**Charts and diagrams as code:**

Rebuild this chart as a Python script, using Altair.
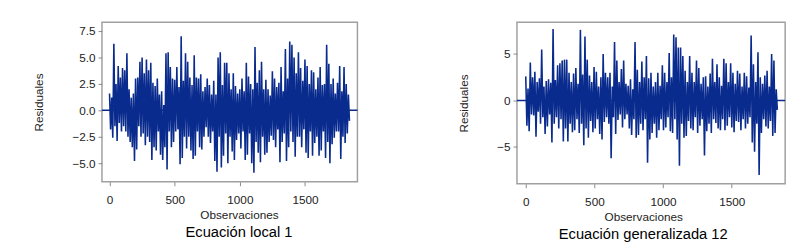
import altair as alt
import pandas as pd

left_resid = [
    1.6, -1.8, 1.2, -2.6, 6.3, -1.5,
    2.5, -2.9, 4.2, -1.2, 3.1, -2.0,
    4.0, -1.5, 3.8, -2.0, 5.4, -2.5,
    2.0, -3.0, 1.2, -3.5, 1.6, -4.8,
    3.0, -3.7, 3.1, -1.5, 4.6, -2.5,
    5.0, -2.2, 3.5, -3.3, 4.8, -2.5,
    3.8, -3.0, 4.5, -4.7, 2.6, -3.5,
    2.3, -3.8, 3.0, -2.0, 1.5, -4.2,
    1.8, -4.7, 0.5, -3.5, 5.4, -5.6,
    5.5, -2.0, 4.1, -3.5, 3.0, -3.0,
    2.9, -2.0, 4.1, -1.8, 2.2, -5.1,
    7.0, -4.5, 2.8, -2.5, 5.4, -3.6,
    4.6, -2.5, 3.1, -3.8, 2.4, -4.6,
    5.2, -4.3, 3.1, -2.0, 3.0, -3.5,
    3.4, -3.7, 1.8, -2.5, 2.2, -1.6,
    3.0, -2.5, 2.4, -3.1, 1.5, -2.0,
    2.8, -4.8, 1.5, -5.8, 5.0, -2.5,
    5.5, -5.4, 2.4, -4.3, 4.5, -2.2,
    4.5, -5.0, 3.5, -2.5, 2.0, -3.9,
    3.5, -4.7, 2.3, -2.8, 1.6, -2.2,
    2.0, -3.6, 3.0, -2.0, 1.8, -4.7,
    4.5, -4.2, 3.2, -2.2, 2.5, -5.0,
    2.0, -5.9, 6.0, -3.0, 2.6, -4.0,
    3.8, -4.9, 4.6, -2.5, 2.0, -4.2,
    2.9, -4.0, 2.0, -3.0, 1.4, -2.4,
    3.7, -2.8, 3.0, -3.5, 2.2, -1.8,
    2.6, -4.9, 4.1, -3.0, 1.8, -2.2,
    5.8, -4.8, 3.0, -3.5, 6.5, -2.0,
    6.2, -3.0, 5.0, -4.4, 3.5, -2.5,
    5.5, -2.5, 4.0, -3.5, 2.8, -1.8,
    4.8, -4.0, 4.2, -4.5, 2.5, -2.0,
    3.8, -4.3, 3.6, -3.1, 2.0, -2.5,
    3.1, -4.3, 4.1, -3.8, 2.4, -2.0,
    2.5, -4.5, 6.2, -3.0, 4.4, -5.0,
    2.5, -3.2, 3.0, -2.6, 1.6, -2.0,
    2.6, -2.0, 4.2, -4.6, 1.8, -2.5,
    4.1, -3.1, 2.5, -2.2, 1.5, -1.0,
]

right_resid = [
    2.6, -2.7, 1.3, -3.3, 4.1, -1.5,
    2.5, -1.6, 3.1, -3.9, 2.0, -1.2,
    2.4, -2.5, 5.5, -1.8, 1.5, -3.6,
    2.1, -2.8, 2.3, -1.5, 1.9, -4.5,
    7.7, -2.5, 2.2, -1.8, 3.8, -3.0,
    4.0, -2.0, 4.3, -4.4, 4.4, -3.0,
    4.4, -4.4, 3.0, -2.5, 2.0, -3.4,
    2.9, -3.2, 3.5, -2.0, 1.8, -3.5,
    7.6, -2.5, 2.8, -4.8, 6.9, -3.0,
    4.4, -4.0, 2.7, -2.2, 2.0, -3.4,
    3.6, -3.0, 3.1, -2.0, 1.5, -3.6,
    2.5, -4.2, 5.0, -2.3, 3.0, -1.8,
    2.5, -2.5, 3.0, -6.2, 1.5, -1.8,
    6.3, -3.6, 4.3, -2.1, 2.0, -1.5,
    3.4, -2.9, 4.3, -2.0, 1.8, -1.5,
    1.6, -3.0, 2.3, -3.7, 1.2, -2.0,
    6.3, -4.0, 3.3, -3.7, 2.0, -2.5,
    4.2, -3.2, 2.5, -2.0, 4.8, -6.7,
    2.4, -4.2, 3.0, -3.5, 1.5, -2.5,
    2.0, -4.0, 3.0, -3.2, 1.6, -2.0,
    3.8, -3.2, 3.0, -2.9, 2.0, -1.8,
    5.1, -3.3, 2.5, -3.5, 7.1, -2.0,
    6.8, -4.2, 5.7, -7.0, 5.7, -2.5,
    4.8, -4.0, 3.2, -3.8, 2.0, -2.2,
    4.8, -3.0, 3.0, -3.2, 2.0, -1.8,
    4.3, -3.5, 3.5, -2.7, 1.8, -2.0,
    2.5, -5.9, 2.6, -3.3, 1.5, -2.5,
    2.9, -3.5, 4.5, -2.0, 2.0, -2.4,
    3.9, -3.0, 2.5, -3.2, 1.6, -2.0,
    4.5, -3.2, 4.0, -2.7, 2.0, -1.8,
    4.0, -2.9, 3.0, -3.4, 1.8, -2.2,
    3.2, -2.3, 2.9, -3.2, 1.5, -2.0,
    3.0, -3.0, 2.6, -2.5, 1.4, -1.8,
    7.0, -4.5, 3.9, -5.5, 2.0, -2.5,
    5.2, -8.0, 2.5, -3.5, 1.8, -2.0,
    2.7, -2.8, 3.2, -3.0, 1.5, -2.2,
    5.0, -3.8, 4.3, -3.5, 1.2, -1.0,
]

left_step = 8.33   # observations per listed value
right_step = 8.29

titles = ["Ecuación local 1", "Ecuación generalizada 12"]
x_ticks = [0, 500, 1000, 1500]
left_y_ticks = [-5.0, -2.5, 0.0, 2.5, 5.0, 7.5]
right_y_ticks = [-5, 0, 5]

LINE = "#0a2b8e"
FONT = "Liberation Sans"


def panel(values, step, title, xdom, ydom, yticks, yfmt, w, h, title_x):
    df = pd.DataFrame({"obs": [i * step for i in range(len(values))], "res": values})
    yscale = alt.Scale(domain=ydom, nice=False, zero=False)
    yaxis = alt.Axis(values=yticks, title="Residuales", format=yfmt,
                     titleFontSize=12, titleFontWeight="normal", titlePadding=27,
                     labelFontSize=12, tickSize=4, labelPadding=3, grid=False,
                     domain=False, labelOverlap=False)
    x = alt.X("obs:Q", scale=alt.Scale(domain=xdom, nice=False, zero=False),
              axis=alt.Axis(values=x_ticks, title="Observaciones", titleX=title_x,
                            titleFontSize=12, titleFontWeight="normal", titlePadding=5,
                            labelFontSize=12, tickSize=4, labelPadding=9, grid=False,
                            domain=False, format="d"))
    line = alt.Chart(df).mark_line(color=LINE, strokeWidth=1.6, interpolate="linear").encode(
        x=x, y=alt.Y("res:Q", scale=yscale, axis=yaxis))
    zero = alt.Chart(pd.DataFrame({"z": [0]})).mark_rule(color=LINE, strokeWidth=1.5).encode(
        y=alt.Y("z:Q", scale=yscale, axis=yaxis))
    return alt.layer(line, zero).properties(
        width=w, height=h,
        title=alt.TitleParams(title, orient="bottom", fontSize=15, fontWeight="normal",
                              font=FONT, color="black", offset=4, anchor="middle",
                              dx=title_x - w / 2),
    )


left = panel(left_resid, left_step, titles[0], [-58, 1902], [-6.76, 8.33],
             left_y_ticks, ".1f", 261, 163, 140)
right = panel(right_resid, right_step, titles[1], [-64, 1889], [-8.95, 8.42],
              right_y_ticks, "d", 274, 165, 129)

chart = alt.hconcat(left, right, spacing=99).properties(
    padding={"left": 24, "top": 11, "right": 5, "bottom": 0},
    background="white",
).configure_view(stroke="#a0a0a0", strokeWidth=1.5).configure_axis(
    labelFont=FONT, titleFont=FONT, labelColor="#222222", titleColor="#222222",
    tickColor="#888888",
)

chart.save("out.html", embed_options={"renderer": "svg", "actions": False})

==

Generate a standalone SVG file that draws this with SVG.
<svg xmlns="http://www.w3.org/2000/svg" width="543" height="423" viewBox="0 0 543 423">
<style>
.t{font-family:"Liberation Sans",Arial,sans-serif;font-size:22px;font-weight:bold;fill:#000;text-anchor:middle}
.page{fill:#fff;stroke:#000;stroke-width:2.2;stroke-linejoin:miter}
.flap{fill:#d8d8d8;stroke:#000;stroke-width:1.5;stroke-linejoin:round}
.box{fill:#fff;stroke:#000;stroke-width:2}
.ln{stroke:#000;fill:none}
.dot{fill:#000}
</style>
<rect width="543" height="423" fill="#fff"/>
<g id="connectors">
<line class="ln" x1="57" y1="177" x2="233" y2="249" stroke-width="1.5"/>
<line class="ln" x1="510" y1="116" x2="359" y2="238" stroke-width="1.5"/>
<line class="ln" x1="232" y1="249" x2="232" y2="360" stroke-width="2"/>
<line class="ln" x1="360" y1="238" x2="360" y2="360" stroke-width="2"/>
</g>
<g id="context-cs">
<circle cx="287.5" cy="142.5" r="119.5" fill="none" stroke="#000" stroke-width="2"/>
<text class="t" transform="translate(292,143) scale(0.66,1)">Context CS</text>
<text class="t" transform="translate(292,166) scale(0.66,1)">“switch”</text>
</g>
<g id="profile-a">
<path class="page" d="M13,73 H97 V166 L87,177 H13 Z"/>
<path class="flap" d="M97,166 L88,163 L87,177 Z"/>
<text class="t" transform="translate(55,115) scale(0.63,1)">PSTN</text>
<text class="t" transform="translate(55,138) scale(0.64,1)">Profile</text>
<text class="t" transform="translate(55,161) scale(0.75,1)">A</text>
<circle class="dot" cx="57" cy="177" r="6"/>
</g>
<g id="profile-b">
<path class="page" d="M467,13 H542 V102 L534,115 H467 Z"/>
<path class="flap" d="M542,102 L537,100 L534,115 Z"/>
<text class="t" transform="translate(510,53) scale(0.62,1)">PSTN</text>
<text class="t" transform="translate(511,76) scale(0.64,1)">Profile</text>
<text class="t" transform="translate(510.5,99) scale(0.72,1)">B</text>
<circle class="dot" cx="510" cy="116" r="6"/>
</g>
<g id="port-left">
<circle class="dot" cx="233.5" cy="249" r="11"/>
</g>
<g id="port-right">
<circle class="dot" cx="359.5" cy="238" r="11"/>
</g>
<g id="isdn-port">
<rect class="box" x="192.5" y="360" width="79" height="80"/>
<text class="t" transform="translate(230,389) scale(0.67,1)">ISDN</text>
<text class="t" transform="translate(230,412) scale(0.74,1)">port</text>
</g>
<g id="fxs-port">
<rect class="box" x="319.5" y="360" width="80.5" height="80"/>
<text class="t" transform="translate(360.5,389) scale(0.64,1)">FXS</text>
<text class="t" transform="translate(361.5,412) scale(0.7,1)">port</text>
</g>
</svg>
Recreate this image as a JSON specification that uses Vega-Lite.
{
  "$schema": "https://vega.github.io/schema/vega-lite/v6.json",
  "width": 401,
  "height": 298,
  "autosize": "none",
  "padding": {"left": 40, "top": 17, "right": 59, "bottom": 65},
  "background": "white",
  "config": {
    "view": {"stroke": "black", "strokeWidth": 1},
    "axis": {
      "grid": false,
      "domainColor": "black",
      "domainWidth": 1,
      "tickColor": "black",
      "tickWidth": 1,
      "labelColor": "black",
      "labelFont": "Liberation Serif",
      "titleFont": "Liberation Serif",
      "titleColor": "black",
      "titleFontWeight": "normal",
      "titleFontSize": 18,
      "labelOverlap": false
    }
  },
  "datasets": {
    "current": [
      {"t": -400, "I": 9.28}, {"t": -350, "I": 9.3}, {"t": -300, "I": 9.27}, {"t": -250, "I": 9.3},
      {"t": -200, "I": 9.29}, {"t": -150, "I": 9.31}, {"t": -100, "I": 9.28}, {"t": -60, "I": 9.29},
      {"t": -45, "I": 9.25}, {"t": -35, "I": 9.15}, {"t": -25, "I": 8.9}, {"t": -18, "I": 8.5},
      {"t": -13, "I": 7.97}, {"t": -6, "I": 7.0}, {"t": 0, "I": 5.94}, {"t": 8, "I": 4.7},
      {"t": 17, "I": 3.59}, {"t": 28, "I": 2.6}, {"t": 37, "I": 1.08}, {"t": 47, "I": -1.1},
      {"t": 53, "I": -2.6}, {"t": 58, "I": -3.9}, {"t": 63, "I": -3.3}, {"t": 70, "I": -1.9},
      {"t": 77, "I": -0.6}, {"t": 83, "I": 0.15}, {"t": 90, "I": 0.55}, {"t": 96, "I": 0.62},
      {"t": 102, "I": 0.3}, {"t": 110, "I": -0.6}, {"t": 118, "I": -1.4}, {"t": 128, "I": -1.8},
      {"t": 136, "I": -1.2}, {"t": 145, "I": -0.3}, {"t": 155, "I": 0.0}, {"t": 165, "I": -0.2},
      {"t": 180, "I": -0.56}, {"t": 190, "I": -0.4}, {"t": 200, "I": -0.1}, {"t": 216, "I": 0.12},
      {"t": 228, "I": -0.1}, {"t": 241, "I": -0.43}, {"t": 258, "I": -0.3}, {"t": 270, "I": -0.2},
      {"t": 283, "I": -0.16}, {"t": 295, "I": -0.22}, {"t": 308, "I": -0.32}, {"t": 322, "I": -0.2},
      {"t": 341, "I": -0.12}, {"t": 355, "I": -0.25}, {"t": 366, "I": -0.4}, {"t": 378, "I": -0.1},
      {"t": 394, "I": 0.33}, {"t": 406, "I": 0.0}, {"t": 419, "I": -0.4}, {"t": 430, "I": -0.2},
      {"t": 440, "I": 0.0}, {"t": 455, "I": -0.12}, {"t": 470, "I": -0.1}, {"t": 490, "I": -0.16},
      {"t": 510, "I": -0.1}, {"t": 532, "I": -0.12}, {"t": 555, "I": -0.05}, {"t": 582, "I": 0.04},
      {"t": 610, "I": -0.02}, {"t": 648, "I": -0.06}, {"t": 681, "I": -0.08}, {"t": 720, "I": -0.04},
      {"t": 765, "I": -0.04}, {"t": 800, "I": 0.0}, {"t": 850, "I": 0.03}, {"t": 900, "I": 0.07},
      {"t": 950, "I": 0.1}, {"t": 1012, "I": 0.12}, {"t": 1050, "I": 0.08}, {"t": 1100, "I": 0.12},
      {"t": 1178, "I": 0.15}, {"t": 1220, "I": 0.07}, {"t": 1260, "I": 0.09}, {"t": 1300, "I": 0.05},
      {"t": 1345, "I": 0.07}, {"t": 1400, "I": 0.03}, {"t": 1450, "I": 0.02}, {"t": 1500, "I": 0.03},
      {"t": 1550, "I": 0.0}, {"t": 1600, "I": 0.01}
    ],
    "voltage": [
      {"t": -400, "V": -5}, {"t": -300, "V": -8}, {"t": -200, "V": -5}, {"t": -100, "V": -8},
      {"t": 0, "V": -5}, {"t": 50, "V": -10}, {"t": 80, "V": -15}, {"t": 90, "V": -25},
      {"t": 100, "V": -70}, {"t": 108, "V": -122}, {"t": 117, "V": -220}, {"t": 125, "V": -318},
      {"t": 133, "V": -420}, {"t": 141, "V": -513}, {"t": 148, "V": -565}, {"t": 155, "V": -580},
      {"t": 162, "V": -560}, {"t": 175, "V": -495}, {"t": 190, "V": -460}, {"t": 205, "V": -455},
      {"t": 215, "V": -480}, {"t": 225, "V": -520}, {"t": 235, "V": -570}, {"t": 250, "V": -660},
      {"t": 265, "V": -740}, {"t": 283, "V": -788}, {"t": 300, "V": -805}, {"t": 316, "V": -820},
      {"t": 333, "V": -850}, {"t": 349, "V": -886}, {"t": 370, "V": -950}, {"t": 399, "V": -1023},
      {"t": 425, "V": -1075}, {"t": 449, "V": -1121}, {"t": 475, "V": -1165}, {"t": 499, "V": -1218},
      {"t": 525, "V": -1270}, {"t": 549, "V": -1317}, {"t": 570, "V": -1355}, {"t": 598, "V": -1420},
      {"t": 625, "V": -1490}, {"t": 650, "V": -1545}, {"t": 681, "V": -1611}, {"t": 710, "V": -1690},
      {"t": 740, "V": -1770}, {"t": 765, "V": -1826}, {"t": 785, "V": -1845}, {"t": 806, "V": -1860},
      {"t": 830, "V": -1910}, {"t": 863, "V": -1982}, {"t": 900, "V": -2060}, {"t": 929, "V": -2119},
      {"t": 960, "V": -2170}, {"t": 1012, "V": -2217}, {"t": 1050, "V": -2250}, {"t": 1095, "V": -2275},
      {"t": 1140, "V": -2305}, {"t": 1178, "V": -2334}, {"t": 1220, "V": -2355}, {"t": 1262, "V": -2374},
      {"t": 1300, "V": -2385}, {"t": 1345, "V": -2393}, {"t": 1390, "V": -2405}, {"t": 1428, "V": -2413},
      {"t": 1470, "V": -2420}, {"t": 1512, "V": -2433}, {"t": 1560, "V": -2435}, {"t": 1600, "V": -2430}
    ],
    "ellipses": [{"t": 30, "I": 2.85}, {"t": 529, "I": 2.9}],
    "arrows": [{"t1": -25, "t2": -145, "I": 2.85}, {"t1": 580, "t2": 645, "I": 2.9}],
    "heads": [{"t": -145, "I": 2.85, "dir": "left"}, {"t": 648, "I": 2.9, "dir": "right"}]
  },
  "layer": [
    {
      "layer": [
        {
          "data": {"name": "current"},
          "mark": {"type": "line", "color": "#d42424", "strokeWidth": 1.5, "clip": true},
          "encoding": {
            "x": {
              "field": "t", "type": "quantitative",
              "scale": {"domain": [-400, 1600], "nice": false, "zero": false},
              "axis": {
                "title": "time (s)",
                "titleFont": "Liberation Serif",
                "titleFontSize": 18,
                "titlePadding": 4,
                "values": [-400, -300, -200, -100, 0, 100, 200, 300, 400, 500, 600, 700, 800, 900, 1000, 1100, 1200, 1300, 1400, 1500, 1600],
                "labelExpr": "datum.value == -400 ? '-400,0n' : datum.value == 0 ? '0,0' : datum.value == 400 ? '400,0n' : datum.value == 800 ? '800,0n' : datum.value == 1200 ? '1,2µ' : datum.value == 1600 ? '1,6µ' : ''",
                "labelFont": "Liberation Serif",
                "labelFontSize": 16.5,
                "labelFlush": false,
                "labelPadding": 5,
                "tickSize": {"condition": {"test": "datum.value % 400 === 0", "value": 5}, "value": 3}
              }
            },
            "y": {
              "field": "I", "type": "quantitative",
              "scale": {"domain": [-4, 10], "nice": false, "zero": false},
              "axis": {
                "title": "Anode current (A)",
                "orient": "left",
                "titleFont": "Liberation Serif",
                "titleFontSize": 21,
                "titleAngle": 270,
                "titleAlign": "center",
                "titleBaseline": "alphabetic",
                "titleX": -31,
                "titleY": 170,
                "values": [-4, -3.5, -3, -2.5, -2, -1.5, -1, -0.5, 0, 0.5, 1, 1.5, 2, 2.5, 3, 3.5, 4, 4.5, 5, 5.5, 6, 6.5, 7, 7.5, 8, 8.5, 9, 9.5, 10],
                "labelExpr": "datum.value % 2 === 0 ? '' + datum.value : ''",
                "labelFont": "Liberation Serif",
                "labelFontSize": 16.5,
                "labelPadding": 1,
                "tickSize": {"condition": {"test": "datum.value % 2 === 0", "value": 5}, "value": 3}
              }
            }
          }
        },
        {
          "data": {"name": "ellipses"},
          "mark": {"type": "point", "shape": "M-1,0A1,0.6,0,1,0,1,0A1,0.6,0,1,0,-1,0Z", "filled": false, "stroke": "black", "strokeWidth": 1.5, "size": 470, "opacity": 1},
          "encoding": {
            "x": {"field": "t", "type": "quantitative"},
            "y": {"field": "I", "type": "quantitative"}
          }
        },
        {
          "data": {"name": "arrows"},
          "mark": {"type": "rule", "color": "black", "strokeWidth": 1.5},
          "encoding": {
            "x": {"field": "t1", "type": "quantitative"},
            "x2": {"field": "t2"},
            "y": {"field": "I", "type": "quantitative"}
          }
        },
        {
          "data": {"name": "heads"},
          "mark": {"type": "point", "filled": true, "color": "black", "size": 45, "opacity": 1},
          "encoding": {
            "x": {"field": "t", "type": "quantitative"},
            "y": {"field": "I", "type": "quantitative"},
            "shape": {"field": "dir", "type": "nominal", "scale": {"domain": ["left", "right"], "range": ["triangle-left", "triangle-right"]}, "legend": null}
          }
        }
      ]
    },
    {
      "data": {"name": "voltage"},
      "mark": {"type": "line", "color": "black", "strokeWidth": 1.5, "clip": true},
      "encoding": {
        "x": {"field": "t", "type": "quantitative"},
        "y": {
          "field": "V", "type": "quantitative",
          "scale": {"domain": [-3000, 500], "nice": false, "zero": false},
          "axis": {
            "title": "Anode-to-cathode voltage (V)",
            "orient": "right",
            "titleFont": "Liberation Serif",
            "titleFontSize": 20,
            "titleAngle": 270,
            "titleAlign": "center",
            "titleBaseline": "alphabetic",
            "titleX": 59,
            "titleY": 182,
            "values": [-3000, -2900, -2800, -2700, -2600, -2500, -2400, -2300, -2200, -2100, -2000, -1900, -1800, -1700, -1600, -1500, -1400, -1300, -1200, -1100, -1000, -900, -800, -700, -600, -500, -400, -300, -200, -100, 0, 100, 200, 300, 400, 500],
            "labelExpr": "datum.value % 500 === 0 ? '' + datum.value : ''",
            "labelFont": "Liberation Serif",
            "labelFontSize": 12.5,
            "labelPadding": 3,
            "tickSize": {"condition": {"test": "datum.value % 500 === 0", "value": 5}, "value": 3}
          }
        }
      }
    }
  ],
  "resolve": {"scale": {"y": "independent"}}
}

**What to do:** Gather and return every line that holds the string "this".

**Exercise output:**
Rebuild this chart as a Python script, using Altair.
Generate a standalone SVG file that draws this with SVG.
Recreate this image as a JSON specification that uses Vega-Lite.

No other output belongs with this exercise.